WHAT IS NEEDED >>
In the entries below, find the line with "Clone this chart in matplotlib." and the line with "color='#2b6cb0', edgecolor='#1a2a4a', linewidth=1)", then retype both and everything between them exactly. Do not copy the pictures.

Entries with chart source code >>
- - - - - - -

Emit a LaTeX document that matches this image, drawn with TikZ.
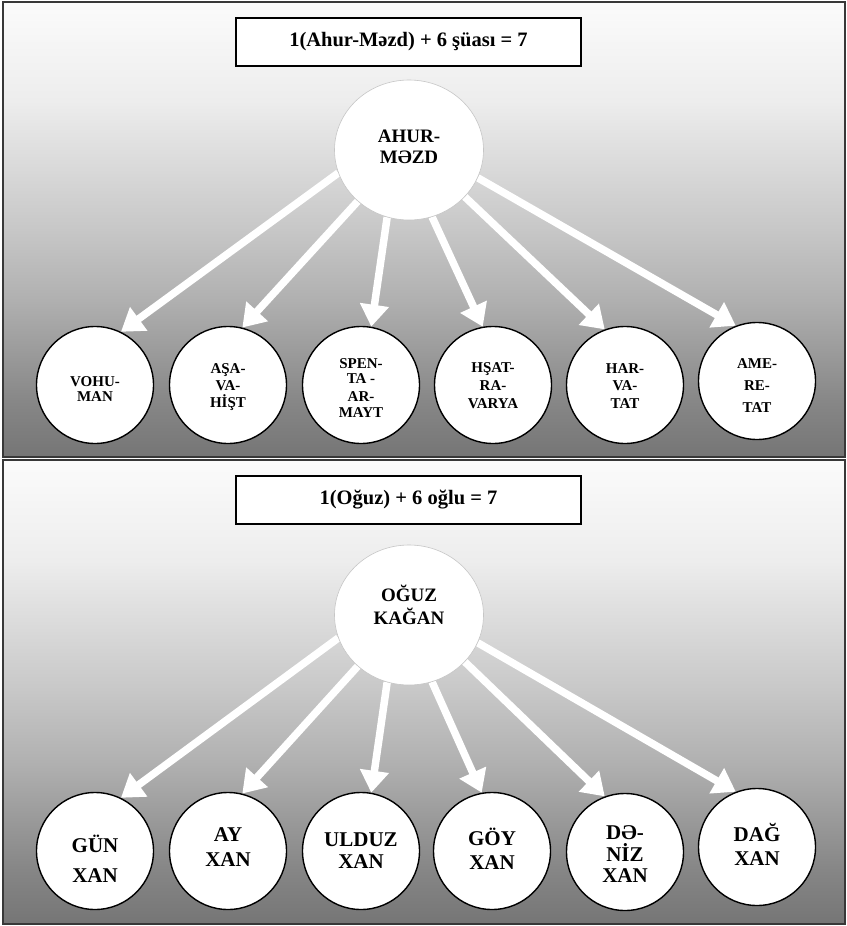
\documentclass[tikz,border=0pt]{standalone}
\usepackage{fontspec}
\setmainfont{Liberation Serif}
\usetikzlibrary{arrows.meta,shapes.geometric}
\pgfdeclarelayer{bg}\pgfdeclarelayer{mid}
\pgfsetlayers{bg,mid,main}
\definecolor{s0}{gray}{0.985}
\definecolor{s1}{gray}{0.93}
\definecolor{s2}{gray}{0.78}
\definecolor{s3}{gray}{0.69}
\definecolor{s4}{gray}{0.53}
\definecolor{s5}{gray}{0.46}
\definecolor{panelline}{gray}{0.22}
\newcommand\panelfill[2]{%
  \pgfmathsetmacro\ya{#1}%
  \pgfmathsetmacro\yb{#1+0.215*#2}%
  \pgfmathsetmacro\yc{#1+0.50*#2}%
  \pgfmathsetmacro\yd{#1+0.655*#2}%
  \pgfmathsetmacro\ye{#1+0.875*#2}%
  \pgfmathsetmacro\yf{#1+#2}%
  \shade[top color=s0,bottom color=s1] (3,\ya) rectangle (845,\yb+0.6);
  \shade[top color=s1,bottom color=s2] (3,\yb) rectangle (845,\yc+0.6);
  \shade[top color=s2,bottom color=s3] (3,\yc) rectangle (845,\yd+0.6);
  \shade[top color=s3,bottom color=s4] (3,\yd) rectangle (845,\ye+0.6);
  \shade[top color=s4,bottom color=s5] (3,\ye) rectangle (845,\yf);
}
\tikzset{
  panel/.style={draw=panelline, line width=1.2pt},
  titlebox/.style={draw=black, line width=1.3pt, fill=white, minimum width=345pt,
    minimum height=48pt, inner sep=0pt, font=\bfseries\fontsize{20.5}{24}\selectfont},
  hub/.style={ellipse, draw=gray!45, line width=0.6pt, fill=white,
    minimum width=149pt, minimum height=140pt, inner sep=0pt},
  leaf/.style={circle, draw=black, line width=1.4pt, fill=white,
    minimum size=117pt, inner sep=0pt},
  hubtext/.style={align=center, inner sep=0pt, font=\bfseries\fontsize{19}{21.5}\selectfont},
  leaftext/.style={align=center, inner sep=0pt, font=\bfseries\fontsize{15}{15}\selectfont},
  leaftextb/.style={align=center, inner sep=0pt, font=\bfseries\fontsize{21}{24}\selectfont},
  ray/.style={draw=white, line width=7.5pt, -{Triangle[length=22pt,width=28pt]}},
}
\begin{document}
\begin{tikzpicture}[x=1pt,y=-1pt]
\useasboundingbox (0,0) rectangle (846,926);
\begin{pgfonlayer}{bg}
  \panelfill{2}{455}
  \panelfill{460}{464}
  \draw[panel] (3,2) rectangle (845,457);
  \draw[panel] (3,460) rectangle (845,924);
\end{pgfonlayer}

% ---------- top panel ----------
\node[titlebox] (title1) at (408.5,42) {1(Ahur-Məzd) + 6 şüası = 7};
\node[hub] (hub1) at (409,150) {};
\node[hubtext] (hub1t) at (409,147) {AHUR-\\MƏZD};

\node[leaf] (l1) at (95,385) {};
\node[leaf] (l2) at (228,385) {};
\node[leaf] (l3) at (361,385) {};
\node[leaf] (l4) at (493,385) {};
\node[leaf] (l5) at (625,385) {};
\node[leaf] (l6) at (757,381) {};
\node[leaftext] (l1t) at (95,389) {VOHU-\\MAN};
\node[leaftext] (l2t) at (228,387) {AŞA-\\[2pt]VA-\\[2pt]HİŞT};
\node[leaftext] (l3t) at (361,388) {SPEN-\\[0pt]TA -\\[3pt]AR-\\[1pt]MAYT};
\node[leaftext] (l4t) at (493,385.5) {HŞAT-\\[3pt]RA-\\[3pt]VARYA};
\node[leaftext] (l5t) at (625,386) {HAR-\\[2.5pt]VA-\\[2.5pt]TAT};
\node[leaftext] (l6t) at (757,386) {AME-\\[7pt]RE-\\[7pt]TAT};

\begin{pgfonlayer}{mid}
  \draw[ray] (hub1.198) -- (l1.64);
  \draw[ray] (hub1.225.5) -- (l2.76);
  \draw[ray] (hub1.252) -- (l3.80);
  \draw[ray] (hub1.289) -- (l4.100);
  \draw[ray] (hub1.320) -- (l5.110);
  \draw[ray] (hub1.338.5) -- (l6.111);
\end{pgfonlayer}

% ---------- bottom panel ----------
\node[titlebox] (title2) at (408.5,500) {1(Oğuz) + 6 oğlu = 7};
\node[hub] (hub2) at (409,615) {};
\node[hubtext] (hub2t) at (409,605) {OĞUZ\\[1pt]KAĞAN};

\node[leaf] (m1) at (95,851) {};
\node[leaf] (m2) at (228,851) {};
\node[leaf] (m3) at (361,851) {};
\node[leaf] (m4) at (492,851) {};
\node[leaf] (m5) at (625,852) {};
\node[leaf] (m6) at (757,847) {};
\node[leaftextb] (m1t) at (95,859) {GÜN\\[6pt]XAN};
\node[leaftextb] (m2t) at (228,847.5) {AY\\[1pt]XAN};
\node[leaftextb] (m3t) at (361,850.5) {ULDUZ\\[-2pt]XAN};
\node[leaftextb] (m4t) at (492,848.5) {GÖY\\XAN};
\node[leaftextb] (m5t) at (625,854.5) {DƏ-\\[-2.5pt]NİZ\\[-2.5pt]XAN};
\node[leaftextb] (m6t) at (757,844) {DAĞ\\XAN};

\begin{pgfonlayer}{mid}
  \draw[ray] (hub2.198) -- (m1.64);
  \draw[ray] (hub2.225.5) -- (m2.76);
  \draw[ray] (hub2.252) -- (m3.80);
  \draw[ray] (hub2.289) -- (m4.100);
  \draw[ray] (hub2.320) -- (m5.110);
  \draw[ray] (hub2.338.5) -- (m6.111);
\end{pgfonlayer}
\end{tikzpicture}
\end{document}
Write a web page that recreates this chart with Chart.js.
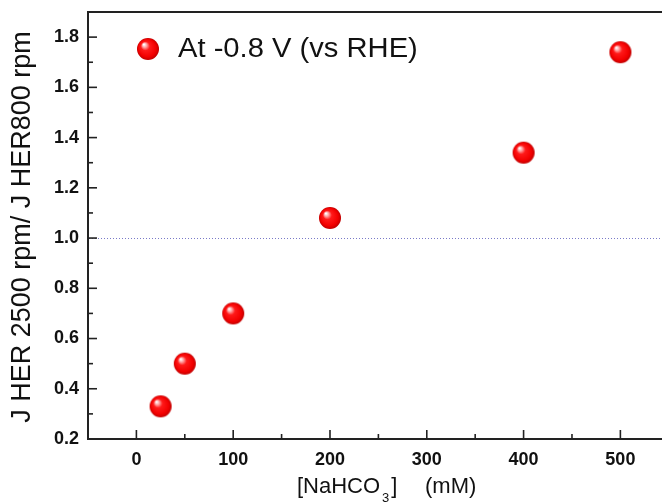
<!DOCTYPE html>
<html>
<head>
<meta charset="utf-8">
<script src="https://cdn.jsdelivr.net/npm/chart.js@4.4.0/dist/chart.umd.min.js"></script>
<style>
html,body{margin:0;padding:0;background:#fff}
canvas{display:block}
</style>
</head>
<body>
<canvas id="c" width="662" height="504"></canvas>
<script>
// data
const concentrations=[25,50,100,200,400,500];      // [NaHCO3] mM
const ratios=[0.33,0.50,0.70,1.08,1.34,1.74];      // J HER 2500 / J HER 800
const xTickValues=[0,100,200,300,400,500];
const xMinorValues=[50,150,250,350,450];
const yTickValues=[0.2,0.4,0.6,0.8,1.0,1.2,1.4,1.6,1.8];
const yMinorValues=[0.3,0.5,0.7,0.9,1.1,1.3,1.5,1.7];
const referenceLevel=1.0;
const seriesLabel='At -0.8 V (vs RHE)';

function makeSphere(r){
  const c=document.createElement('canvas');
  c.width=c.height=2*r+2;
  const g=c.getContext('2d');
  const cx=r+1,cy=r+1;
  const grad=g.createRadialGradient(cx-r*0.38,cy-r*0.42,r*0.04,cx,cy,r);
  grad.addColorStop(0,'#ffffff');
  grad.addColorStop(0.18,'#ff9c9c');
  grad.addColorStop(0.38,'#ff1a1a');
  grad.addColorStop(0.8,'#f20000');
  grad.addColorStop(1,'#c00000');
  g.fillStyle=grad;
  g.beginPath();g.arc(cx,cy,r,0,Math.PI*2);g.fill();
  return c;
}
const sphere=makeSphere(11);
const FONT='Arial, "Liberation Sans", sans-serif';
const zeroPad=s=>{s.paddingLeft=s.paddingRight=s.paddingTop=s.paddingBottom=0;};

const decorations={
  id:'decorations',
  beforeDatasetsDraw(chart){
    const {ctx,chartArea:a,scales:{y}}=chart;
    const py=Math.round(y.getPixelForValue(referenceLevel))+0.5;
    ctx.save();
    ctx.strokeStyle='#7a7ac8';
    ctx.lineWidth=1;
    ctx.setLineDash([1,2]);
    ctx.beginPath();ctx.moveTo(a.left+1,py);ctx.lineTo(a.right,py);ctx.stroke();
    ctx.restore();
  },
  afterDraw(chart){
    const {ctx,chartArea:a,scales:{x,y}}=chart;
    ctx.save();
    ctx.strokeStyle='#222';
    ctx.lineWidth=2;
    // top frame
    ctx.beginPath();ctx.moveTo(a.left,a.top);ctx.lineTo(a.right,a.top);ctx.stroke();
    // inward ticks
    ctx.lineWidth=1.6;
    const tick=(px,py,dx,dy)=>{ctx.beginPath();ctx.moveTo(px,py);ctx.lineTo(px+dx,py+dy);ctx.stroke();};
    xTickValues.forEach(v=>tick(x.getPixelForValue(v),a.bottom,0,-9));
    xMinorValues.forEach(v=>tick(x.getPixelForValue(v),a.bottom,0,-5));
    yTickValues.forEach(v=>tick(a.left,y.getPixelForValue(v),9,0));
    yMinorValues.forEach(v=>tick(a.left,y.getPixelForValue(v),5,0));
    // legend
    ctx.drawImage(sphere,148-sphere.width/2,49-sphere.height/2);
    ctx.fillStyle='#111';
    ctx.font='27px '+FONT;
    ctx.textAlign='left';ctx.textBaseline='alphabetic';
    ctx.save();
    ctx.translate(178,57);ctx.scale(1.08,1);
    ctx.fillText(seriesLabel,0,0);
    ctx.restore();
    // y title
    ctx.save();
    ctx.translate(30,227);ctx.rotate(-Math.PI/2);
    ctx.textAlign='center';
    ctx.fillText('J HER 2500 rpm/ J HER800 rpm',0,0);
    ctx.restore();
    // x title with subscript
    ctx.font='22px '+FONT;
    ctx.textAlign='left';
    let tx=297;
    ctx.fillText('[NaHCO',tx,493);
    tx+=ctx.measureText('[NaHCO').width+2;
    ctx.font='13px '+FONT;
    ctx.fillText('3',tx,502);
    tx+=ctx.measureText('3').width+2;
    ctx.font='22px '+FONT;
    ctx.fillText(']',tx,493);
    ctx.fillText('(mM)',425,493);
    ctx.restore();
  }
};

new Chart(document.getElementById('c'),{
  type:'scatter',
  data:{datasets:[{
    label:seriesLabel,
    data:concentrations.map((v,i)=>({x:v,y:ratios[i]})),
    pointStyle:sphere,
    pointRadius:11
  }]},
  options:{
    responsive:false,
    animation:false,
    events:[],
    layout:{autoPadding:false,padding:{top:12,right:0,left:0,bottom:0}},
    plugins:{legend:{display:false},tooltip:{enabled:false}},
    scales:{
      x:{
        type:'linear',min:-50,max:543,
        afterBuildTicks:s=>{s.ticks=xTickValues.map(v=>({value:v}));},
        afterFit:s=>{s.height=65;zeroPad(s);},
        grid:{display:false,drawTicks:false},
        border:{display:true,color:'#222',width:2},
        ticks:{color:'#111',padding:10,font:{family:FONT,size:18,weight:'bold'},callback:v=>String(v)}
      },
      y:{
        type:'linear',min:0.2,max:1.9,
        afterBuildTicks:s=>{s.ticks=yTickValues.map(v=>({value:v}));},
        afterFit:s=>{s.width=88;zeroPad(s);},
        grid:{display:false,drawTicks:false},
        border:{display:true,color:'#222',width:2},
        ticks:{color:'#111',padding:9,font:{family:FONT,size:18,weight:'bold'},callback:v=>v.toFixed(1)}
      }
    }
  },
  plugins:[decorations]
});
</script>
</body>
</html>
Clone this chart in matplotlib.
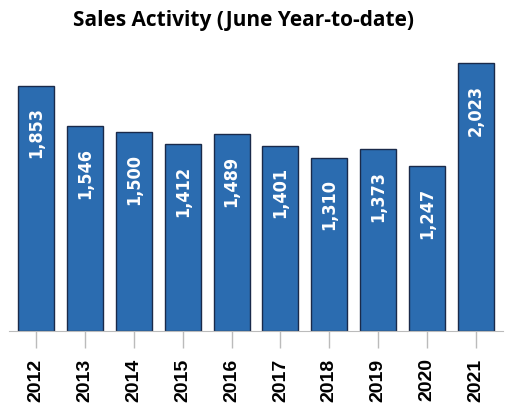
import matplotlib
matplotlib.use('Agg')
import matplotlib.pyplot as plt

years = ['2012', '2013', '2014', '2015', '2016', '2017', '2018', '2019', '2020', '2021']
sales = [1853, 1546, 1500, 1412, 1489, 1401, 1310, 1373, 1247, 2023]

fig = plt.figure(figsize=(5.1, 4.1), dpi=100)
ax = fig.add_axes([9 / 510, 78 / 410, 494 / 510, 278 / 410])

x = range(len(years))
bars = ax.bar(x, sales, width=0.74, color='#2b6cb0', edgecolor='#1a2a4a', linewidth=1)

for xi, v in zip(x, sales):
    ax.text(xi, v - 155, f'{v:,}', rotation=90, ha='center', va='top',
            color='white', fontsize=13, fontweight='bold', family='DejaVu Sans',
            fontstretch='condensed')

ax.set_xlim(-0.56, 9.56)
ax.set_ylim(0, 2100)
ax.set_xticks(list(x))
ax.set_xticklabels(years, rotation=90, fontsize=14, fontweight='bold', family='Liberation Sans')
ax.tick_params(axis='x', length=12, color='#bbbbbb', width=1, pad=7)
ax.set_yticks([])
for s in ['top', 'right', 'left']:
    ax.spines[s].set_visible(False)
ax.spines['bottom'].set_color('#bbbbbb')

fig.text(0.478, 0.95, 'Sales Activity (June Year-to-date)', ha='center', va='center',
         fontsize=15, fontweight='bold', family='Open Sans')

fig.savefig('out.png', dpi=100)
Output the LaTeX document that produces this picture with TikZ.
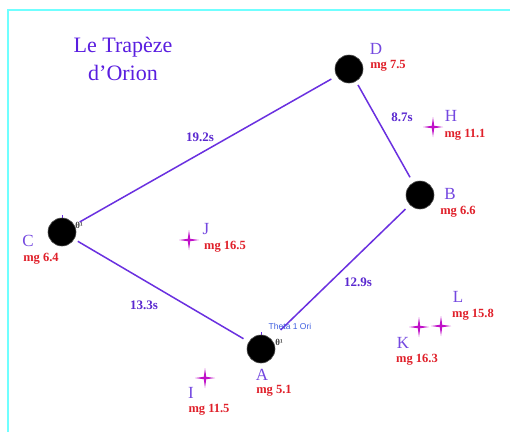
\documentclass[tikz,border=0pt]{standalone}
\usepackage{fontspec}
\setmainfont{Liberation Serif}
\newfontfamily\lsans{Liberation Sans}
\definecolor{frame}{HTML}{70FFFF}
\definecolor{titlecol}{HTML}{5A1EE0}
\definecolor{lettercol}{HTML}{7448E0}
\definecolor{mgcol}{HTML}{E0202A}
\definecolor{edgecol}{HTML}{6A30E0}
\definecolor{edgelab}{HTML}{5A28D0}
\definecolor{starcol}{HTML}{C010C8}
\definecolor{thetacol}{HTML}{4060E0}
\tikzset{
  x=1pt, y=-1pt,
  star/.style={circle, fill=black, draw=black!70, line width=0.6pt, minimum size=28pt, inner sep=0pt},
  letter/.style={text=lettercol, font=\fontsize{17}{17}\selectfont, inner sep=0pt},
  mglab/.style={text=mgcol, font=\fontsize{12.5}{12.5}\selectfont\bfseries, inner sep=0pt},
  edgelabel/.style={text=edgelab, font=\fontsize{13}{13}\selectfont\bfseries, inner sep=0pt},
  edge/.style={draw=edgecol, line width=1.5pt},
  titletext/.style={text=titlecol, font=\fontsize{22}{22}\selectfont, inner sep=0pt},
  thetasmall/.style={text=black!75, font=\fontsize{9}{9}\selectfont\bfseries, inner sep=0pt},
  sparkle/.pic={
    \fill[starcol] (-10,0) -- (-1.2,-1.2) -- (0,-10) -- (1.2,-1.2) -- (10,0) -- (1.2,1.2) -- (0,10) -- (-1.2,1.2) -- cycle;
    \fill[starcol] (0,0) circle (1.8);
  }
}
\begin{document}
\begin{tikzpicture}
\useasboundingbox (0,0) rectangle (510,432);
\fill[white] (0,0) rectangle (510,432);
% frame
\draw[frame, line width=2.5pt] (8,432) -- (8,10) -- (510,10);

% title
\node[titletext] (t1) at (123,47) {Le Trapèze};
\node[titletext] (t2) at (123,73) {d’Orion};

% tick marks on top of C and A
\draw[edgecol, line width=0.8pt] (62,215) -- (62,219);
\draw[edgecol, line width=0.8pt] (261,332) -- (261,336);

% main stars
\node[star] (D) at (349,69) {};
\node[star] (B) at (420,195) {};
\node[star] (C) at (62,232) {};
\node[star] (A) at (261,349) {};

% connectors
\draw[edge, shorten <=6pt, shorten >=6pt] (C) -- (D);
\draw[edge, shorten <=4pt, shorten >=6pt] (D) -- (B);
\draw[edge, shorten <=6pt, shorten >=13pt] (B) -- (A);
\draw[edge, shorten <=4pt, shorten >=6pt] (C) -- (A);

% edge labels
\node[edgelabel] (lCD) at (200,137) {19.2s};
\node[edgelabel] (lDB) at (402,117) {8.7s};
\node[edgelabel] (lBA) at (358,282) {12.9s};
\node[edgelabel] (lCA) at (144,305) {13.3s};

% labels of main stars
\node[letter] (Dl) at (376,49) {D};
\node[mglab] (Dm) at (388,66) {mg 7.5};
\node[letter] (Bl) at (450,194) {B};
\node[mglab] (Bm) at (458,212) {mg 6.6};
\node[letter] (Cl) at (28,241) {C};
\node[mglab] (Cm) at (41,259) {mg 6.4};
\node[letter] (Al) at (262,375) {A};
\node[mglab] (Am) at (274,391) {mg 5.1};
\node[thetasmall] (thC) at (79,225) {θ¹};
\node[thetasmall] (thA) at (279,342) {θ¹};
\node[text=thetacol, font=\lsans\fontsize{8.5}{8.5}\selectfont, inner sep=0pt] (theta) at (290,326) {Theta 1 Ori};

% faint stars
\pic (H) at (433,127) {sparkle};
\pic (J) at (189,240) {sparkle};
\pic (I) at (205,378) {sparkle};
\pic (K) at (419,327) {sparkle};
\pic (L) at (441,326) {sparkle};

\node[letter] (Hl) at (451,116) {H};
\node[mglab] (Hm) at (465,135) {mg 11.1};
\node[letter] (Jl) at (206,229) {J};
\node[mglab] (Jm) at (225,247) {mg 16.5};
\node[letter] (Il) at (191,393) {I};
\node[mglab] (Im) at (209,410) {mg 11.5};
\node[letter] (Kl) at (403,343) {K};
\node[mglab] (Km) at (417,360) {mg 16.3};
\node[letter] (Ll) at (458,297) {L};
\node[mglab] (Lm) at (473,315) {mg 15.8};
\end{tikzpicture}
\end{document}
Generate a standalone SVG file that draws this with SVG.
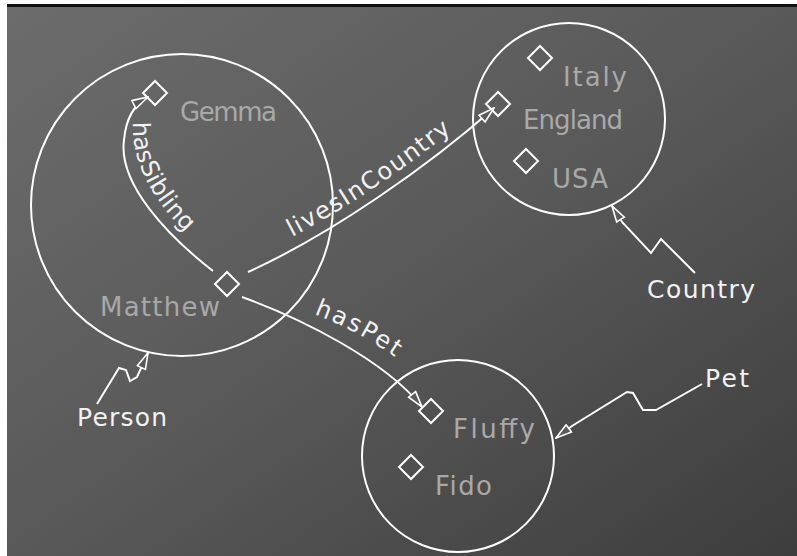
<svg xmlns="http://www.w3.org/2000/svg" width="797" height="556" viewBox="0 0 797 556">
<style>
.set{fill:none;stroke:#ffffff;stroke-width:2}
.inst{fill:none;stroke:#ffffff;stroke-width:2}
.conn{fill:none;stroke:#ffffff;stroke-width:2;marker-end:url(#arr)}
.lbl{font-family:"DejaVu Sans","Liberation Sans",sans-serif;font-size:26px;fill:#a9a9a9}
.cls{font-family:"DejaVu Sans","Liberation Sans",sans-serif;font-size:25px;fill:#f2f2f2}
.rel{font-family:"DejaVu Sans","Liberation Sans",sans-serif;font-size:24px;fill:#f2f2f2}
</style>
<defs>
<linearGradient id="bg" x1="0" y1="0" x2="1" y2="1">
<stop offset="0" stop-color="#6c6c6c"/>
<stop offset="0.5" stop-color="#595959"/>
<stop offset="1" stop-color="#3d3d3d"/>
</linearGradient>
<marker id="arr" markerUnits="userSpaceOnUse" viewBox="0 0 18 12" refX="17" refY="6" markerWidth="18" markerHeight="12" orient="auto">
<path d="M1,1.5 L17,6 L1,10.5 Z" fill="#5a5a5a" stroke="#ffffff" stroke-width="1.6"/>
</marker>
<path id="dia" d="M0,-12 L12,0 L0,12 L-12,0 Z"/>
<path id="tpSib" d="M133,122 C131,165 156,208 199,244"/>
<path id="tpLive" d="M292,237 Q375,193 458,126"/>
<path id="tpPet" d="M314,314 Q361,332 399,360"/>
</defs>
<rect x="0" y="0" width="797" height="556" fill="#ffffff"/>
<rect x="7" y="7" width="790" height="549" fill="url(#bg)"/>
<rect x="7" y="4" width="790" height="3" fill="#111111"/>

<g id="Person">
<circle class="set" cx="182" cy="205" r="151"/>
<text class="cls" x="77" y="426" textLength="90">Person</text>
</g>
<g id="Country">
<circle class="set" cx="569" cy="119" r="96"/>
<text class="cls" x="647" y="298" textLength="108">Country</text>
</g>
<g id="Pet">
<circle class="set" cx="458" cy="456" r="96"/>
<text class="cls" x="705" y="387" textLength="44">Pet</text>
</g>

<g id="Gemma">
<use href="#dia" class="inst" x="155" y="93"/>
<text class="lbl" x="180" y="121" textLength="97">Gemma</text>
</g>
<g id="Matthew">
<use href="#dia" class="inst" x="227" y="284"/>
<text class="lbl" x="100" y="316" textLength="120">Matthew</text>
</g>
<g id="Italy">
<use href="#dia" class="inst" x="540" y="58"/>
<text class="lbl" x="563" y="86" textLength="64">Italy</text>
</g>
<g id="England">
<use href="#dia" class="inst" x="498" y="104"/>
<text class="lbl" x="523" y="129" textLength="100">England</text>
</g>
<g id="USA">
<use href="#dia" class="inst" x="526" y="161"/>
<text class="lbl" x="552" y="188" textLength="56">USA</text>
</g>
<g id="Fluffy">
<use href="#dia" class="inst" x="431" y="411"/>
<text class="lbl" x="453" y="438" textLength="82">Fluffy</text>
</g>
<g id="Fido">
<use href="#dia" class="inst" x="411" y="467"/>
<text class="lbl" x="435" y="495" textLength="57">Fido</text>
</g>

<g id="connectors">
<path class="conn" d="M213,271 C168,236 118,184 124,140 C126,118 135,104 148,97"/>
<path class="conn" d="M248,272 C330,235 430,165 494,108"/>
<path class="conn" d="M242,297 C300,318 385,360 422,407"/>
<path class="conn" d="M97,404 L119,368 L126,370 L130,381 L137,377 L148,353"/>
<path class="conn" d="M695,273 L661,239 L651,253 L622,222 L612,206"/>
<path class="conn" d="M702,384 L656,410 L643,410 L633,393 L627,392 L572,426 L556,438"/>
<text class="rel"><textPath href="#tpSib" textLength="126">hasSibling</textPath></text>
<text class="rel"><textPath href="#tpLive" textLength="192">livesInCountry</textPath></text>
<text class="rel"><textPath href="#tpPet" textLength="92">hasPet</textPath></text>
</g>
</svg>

- - - - - - -

COMPLETE OUTPUT >>
Clone this chart in matplotlib.
import matplotlib
matplotlib.use('Agg')
import matplotlib.pyplot as plt

years = ['2012', '2013', '2014', '2015', '2016', '2017', '2018', '2019', '2020', '2021']
sales = [1853, 1546, 1500, 1412, 1489, 1401, 1310, 1373, 1247, 2023]

fig = plt.figure(figsize=(5.1, 4.1), dpi=100)
ax = fig.add_axes([9 / 510, 78 / 410, 494 / 510, 278 / 410])

x = range(len(years))
bars = ax.bar(x, sales, width=0.74, color='#2b6cb0', edgecolor='#1a2a4a', linewidth=1)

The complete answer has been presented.